▶ **What you are asked to do**
Of all the lines in the data below, how many contain "Output"? Report that number alone.

▶ **Listed entries**
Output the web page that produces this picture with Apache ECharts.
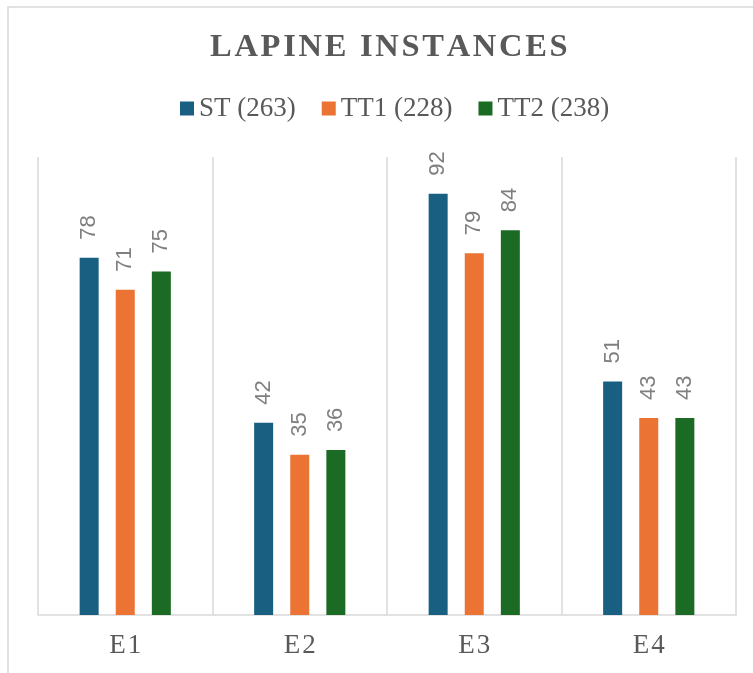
<!DOCTYPE html>
<html>
<head>
<meta charset="utf-8">
<script src="https://cdn.jsdelivr.net/npm/echarts@6/dist/echarts.min.js"></script>
<style>
  html, body { margin: 0; padding: 0; background: #fff; }
  #chart { width: 753px; height: 673px; }
</style>
</head>
<body>
<div id="chart"></div>
<script>
// Lapine instances per exercise, split by group
const categories = ['E1', 'E2', 'E3', 'E4'];
const seriesNames = ['ST (263)', 'TT1 (228)', 'TT2 (238)'];
const stValues  = [78, 42, 92, 51];
const tt1Values = [71, 35, 79, 43];
const tt2Values = [75, 36, 84, 43];
const seriesColors = ['#185F82', '#EB7333', '#1B6B25'];

// spaced-out heading letters
const spaced = s => s.split('').join('\u200A');
const titleText = spaced('LAPINE INSTANCES');

const chart = echarts.init(document.getElementById('chart'), null, { renderer: 'canvas' });

const label = {
  show: true,
  position: 'top',
  rotate: 90,
  align: 'left',
  verticalAlign: 'middle',
  distance: 18,
  color: '#7F7F7F',
  fontFamily: 'Liberation Sans, Arial, sans-serif',
  fontSize: 22
};

function bar(name, data, color) {
  return {
    name: name,
    type: 'bar',
    data: data,
    barWidth: 19,
    barGap: '90%',
    itemStyle: { color: color },
    label: label,
    emphasis: { disabled: true }
  };
}

chart.setOption({
  animation: false,
  backgroundColor: '#fff',
  graphic: [{
    type: 'rect',
    shape: { x: 8, y: 7, width: 900, height: 900 },
    style: { fill: 'none', stroke: '#D9D9D9', lineWidth: 1.5 },
    silent: true,
    z: -1
  }],
  title: {
    text: titleText,
    left: 205,
    top: 26,
    textStyle: {
      fontFamily: 'Liberation Serif, Times New Roman, serif',
      fontWeight: 'bold',
      fontSize: 32.5,
      color: '#595959'
    }
  },
  legend: {
    data: seriesNames,
    top: 90,
    left: 175,
    itemWidth: 14,
    itemHeight: 14,
    itemGap: 26,
    icon: 'rect',
    textStyle: {
      fontFamily: 'Liberation Serif, Times New Roman, serif',
      fontSize: 27,
      color: '#595959'
    }
  },
  grid: { left: 38, right: 17, top: 157, bottom: 58 },
  xAxis: {
    type: 'category',
    data: categories,
    axisLine: { lineStyle: { color: '#D9D9D9', width: 1.5 } },
    axisTick: { show: false },
    splitLine: { show: true, lineStyle: { color: '#D9D9D9', width: 1.5 } },
    axisLabel: {
      margin: 17,
      formatter: v => spaced(v),
      fontFamily: 'Liberation Serif, Times New Roman, serif',
      fontSize: 27,
      color: '#595959'
    }
  },
  yAxis: {
    type: 'value',
    min: 0,
    max: 100,
    show: false,
    splitLine: { show: false }
  },
  series: [
    bar(seriesNames[0], stValues, seriesColors[0]),
    bar(seriesNames[1], tt1Values, seriesColors[1]),
    bar(seriesNames[2], tt2Values, seriesColors[2])
  ]
});
</script>
</body>
</html>
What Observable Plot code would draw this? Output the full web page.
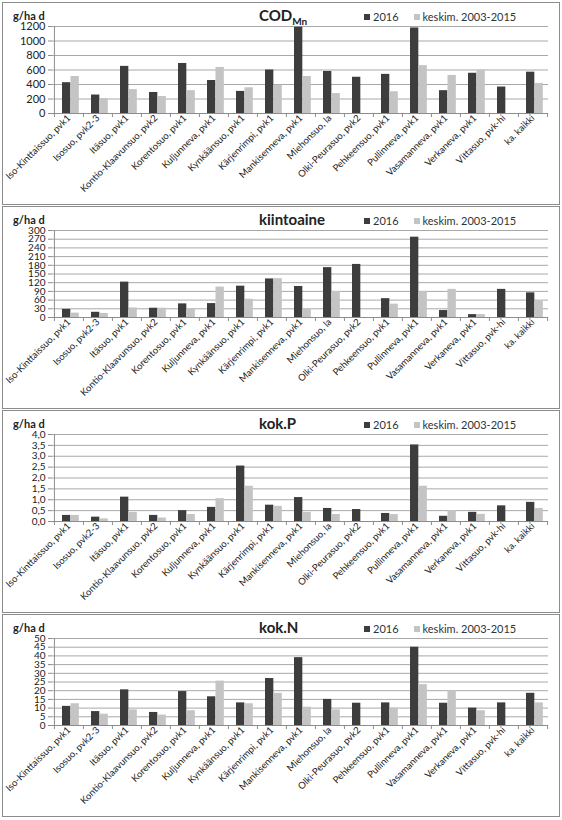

▶ **Response below**
2